NIGERIA

Why researchers must play role in the redesign of democracy
Ongoing conversations among citizens in Nigeria are spotlighting the need for researchers to get involved in shaping the country’s nascent democracy.Those making the calls maintain that researchers have long left the country’s democracy to be toyed with by the political elite who, more often than not, only join the democratic process to seek what they can gain rather than what to offer the system.
Accordingly, researchers agree that, yes, they need to be more involved in the democratic process, identifying that they play an important part in shaping democracy and driving societal progress.
This matter was brought to the fore when researchers at the African Studies Centre of the University of Oxford converged with professionals from other fields, including politicians, to discuss the topic: ‘Redesigning Democracy: Alternative politics, popular culture and next-generation politics in Nigeria’.
The two-day online and in-person event, in October, explored the concept of alternative politics, an idea that focuses on interests outside the prism of Big Politics amid growing youth discontent with the government.
Clamour for inclusiveness
Dr Doris Okenwa, a Fellow in African Anthropology and lecturer in African studies at the University of Oxford, stated that the EndSARS protests of 2020, which saw youths from across Nigerian cities and towns marching against anti-police brutality and bad governance, metamorphosed into alternative politics.

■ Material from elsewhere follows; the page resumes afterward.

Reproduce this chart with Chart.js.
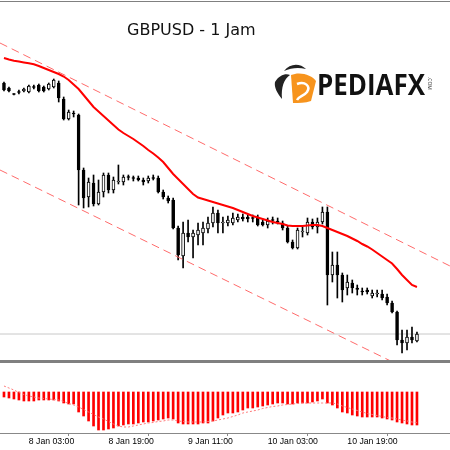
<!DOCTYPE html>
<html>
<head>
<meta charset="utf-8">
<script src="https://cdn.jsdelivr.net/npm/chart.js@4.4.1/dist/chart.umd.min.js"></script>
<style>
  body { margin: 0; background: #fff; }
  #wrap { position: relative; width: 450px; height: 450px; overflow: hidden; background: #fff; }
  #main { position: absolute; left: 0; top: 0; }
  #macd { position: absolute; left: 0; top: 363px; }
  .rule { position: absolute; left: 0; width: 450px; background: #808080; }
  #title { position: absolute; left: 127px; top: 20px; font: 16px "DejaVu Sans", sans-serif; color: #111; white-space: nowrap; }
  #logo { position: absolute; left: 260px; top: 55px; }
</style>
</head>
<body>
<div id="wrap">
  <canvas id="main" width="450" height="360"></canvas>
  <div class="rule" style="top:1px;height:1px;"></div>
  <div class="rule" style="top:360px;height:3px;"></div>
  <canvas id="macd" width="450" height="87"></canvas>
  <div id="title">GBPUSD - 1 Jam</div>
  <svg id="logo" width="190" height="60" viewBox="0 0 190 60">
    <path d="M31,20 C40,16 52,20 56,26 L51,46 C45,48 39,48 33,48 Z" fill="#f7941d"/>
    <path d="M37,29 C45,26 51,31 47,37 C44,41 39,41 37,45" stroke="#fff" stroke-width="2.5" fill="none"/>
    <path d="M24,16 C30,8 40,8 46,14 C38,12 31,13 24,16 Z" fill="#222"/>
    <path d="M15,27 C19,20 26,18 30,20 C24,24 21,32 22,44 C17,38 14,32 15,27 Z" fill="#222"/>
    <text x="57" y="40" font-family="Open Sans" font-weight="bold" font-size="28" fill="#111" textLength="108" lengthAdjust="spacingAndGlyphs">PEDIAFX</text>
    <text transform="translate(168,22) rotate(90)" font-family="Open Sans" font-size="5" fill="#333">.COM</text>
  </svg>
</div>
<script>
// GBPUSD H1 candles, one per hour starting 7 Jan 22:00
const priceOpen = [1.2477,1.2472,1.2466,1.24675,1.2469,1.2468,1.24725,1.2475,1.2473,1.2471,1.2473,1.2477,1.2461,1.2441,1.2447,1.2445,1.2390,1.2363,1.2377,1.2356,1.2368,1.2385,1.2370,1.2378,1.2378,1.2383,1.2382,1.2382,1.2380,1.2379,1.2382,1.2382,1.2368,1.2362,1.2360,1.2332,1.2304,1.2327,1.2323,1.2325,1.2327,1.2331,1.2337,1.2347,1.2337,1.2337,1.2337,1.2340,1.2343,1.2343,1.2342,1.2343,1.2338,1.2335,1.2340,1.2339,1.2337,1.2332,1.2318,1.2312,1.2328,1.2327,1.2338,1.2333,1.2338,1.2348,1.2285,1.2295,1.2285,1.2272,1.2277,1.2272,1.2269,1.2270,1.2264,1.2266,1.2266,1.2263,1.2257,1.2248,1.2220,1.2217,1.2223,1.2219];
const priceHigh = [1.2478,1.2473,1.24665,1.2470,1.2472,1.2475,1.2475,1.2476,1.2474,1.2477,1.2481,1.2479,1.2463,1.2450,1.2449,1.2446,1.2392,1.2382,1.2385,1.2380,1.2387,1.2387,1.2383,1.2395,1.2385,1.2385,1.2384,1.2384,1.2382,1.2384,1.2385,1.2384,1.2370,1.2364,1.2362,1.2334,1.2338,1.2340,1.2330,1.2337,1.2338,1.2343,1.2353,1.2350,1.2343,1.2344,1.2347,1.2346,1.2346,1.2345,1.2345,1.2345,1.2340,1.2342,1.2343,1.2342,1.2339,1.2334,1.2320,1.2332,1.2333,1.2342,1.2341,1.2342,1.2353,1.2353,1.2308,1.2308,1.2287,1.2285,1.2280,1.2275,1.2272,1.2272,1.2270,1.2270,1.2270,1.2266,1.2259,1.2249,1.2230,1.2230,1.2233,1.2228];
const priceLow = [1.2469,1.2468,1.2465,1.2466,1.2468,1.2467,1.2471,1.2468,1.2468,1.2470,1.2472,1.2458,1.2440,1.2440,1.2443,1.2355,1.2352,1.2353,1.2354,1.2355,1.2363,1.2367,1.2367,1.2376,1.2375,1.2380,1.2379,1.2379,1.2375,1.2377,1.2380,1.2367,1.2361,1.2357,1.2331,1.2300,1.2292,1.2318,1.2302,1.2315,1.2315,1.2327,1.2333,1.2327,1.2327,1.2334,1.2335,1.2338,1.2339,1.2338,1.2338,1.2334,1.2334,1.2332,1.2336,1.2336,1.2330,1.2317,1.2311,1.2311,1.2323,1.2325,1.2331,1.2327,1.2336,1.2255,1.2278,1.2262,1.2258,1.2265,1.2267,1.2265,1.2265,1.2266,1.2262,1.2263,1.2260,1.2255,1.2247,1.2215,1.2207,1.2210,1.2217,1.2218];
const priceClose = [1.2470,1.2469,1.24655,1.2468,1.2471,1.2474,1.2473,1.2469,1.2469,1.2476,1.2480,1.2462,1.2441,1.2448,1.2446,1.2390,1.2362,1.2378,1.2356,1.2368,1.2385,1.2370,1.2380,1.2379,1.2383,1.23825,1.23815,1.2380,1.2378,1.2382,1.23815,1.2368,1.2363,1.2359,1.2332,1.2305,1.2327,1.2323,1.2327,1.2330,1.2332,1.2337,1.2347,1.2337,1.2338,1.2340,1.2342,1.2343,1.2341,1.2341,1.23415,1.2335,1.2335,1.2339,1.23395,1.2338,1.2332,1.2318,1.2312,1.2330,1.2329,1.2338,1.2333,1.2338,1.2348,1.2285,1.2295,1.2285,1.2270,1.2278,1.2272,1.22705,1.2268,1.2268,1.2267,1.2267,1.2262,1.2257,1.2248,1.2220,1.2217,1.2223,1.2220,1.2226];
const movingAvg = [1.2502,1.25005,1.24993,1.24984,1.24976,1.24967,1.24957,1.2494,1.2492,1.2490,1.2488,1.2486,1.24835,1.2480,1.24755,1.2471,1.2465,1.2459,1.2453,1.24485,1.2444,1.24395,1.2435,1.24305,1.2427,1.2424,1.2421,1.24175,1.2414,1.2410,1.24065,1.24025,1.2398,1.2392,1.2386,1.2381,1.2376,1.2371,1.2366,1.23625,1.2361,1.23595,1.2358,1.23565,1.2355,1.23535,1.2352,1.2350,1.2348,1.2346,1.2344,1.23425,1.2341,1.23395,1.2338,1.2337,1.2336,1.23345,1.2334,1.2334,1.2334,1.23345,1.2335,1.2335,1.2334,1.2332,1.2330,1.2328,1.2326,1.2324,1.23215,1.2319,1.2316,1.23135,1.23105,1.2307,1.23035,1.2300,1.22965,1.2291,1.2285,1.2280,1.2275,1.2273];
// MACD histogram and signal, in pips
const macdHist = [-2.5,-3,-3.5,-4,-4.5,-4.5,-4.5,-4,-4,-4,-4,-4.5,-5.5,-6,-6,-10,-12,-14.5,-17,-19,-19,-18.5,-18,-17,-16.5,-16,-16,-15.5,-15,-15,-14.5,-14,-13.5,-13,-13.5,-15.5,-16,-16,-16,-16,-15.5,-15.5,-14.5,-13,-11.5,-10.5,-10.5,-10,-9,-8,-8,-7.5,-7,-6.5,-6,-5.5,-5.5,-6,-6,-5.5,-5.5,-5.5,-5,-4.5,-3.5,-5.5,-6.5,-8,-10,-10.5,-11.5,-12,-12.5,-12.5,-12.5,-12.5,-13,-13.5,-14,-15,-15.5,-16,-16.5,-16.5];
const macdSignal = [3,2,1,-0.25,-1.25,-2,-2.5,-3,-3.25,-3.5,-3.75,-4,-4.75,-5.75,-6.5,-7.5,-8.75,-10,-11.25,-12.5,-13.5,-14.75,-16,-17,-17.5,-17.5,-17,-16.5,-16,-15.5,-15.25,-14.75,-14.5,-14,-14,-14.5,-14.75,-15,-15,-15,-15,-14.75,-14.5,-14,-13.5,-13,-12.25,-11.5,-10.5,-10,-9.5,-9,-8.25,-7.75,-7.25,-7,-6.5,-6.25,-6,-5.75,-5.5,-5.5,-5.5,-5.5,-5.5,-5.5,-5.5,-6,-7,-7.75,-8.5,-9.25,-10,-10.75,-11.25,-11.75,-12.25,-12.75,-13,-13.5,-14,-14.5,-15,-15.25];
// channel lines: price at left edge and right edge
const channelUpper = [1.2517, 1.2294];
const channelLower = [1.2390, 1.2170];
const tickPos = [5, 21, 37, 53, 69];
const tickLabels = ['8 Jan 03:00', '8 Jan 19:00', '9 Jan 11:00', '10 Jan 03:00', '10 Jan 19:00'];

const xMin = -0.8, xMax = 89.64;
const idx = priceOpen.map((_, i) => i);
const lastClose = priceClose[priceClose.length - 1];

const bodyColor = (i) => {
  if (Math.abs(priceClose[i] - priceOpen[i]) < 0.00008) return '#000';
  return priceClose[i] > priceOpen[i] ? '#fff' : '#000';
};

new Chart(document.getElementById('main'), {
  type: 'bar',
  data: {
    datasets: [
      {
        type: 'line',
        data: [{ x: xMin, y: lastClose }, { x: xMax, y: lastClose }],
        borderColor: '#c8c8c8', borderWidth: 1, pointRadius: 0, order: 5
      },
      {
        data: idx.map(i => ({ x: i, y: [priceLow[i], priceHigh[i]] })),
        backgroundColor: '#000', barThickness: 1, grouped: false, order: 3
      },
      {
        data: idx.map(i => ({ x: i, y: [priceOpen[i], priceClose[i]] })),
        backgroundColor: ctx => bodyColor(ctx.dataIndex),
        borderColor: '#000', borderWidth: 1, borderSkipped: false,
        barThickness: 3, minBarLength: 1, grouped: false, order: 2
      },
      {
        type: 'line',
        data: idx.map(i => ({ x: i, y: movingAvg[i] })),
        borderColor: '#ff0000', borderWidth: 2, pointRadius: 0, tension: 0, order: 0
      },
      {
        type: 'line',
        data: [{ x: xMin, y: channelUpper[0] }, { x: xMax, y: channelUpper[1] }],
        borderColor: '#ff6b6b', borderWidth: 1, borderDash: [8, 5], pointRadius: 0, order: 1
      },
      {
        type: 'line',
        data: [{ x: xMin, y: channelLower[0] }, { x: xMax, y: channelLower[1] }],
        borderColor: '#ff6b6b', borderWidth: 1, borderDash: [8, 5], pointRadius: 0, order: 1
      }
    ]
  },
  options: {
    responsive: false,
    animation: false,
    layout: { padding: 0 },
    plugins: { legend: { display: false }, tooltip: { enabled: false } },
    scales: {
      x: { type: 'linear', min: xMin, max: xMax, offset: false, display: false },
      y: { min: 1.2200, max: 1.2560, display: false }
    }
  }
});

new Chart(document.getElementById('macd'), {
  type: 'bar',
  data: {
    datasets: [
      {
        data: idx.map(i => ({ x: i, y: macdHist[i] })),
        backgroundColor: '#ff0000', barThickness: 2, grouped: false, order: 1
      },
      {
        type: 'line',
        data: idx.map(i => ({ x: i, y: macdSignal[i] })),
        borderColor: '#ff7a7a', borderWidth: 1, borderDash: [2, 2], pointRadius: 0, order: 0
      }
    ]
  },
  options: {
    responsive: false,
    animation: false,
    layout: { padding: { left: 0, right: 0, top: 0, bottom: 3.56 } },
    plugins: { legend: { display: false }, tooltip: { enabled: false } },
    scales: {
      x: {
        type: 'linear', min: xMin, max: xMax, offset: false,
        afterBuildTicks: scale => { scale.ticks = tickPos.map(v => ({ value: v })); },
        grid: { drawOnChartArea: false, drawTicks: true, tickLength: 3, color: '#888' },
        border: { display: true, color: '#888', width: 1 },
        ticks: {
          autoSkip: false, maxRotation: 0, padding: 0, align: 'start',
          color: '#000', font: { family: 'Liberation Sans', size: 8.7 },
          callback: v => tickLabels[tickPos.indexOf(v)]
        }
      },
      y: { min: -20.5, max: 14.5, display: false }
    }
  }
});
</script>
</body>
</html>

Okenwa, who convened the Redesigning Democracy event, said it aims to set up convivial interactions whereby scholars, aspiring young politicians, activists and creatives can explore the ways of shaping the democratic process.
Speaking at the event, Professor Okechukwu Ibeanu, an expert in political science and visiting lecturer at King’s College London, suggested that one of the ways researchers could make a change is to use their voices to clamour for more inclusiveness in the political process. However, he expressed some scepticism when it comes to creating changes in the democratic process.
“We can change the state of politics by including more women and youths, but I don’t think we are close to the point of changing politics itself. And this is what actually worries me,” he said.
“I think what [young] people are fighting for is only possible by changing politics and that means fundamental changes to the state of political economy and the nature of governance and I don’t see that we are getting there.”
Ibeanu said, despite his concern, he had always made the point that democracy is about making the best out of an alternative. “So how do we make the best out of this imperfect democracy?” he asked.
The researcher said that democracy redesign is a long-haul project and that it will not happen in one election cycle. He emphasised that democracy redesigning should be a properly organised project and pursued in the long term.
“I think, in a way, we are on the right path as young people are mobilising and challenging certain political practices and getting more people to be inclusive,” he said. “If we continue on this trajectory and improve on the politics of the Big Politics, I think, to a great extent, there will be a redesign of democracy.”
Researchers ‘needed’
Professor Sylvanus Ebohon, an expert in political science at the University of Benin, Edo State, in south-south Nigeria, told University World News he agrees with the fact that researchers are needed now, more than ever before, in democracy redesign in Nigeria.
“My position has always been that scholarship is necessary and is needed for the acquisition of political values and essence,” he said.
“Otherwise, people will see the system as a no man’s land that is meant only for the aristocrats. And, because of that, you would find that any opportunity that comes their way they want to capitalise on it.”
Ebohon, who cited the recently concluded eight-month strike by the university lecturers’ unions, said it is a classic example of what happens when scholars leave the system in the hands of politicians and refuse to participate in the democratic process.
“The system is likely to crumble, like what we are seeing, when researchers are not involved in the democratic process. We [researchers] have to do things that will help shape the national vision,” he said.
Ebohon said, although some scholars are now entering the political system, they would not create any change without a proper vision and strategy.
“When I was in the United Kingdom, I was offered employment at the Home Office, but I didn’t take up the offer because I had the passion of returning to Nigeria. I had just finished my PhD at the Victoria University of Manchester then [around 1985] and was making plans to return home. The system was loaded with scholars then, but now it’s becoming empty – and this is saddening,” he noted.
Meanwhile, at the University of Oxford-convened Redesign Democracy event, Professor Wale Adebanwi, the Presidential Penn Compact Professor of Africana Studies at the University of Pennsylvania, United States, said there was a need for every sphere of society to contribute to the shaping of democracy.
Himself a contributor to the discourse on democracy in Nigeria and Africa as a whole, Adebanwi, who is a Rhodes Professor of Race Relations and formerly the Director of the African Studies Centre at the University of Oxford, in a recent interview with OMNIA expressed some worries about democratic practice in Africa.
“Some scholars have described what we have now as hybrid democracies, because there’s a large number of authoritarian institutions and leaders dominating many polities, and they constitute the core of the ruling elite,” he said.
“One of the implications is there is no guarantee that these states will continue to widen and deepen democratic rule and practices. There are serious structural problems that need to be resolved for democratic practice to become fully entrenched.”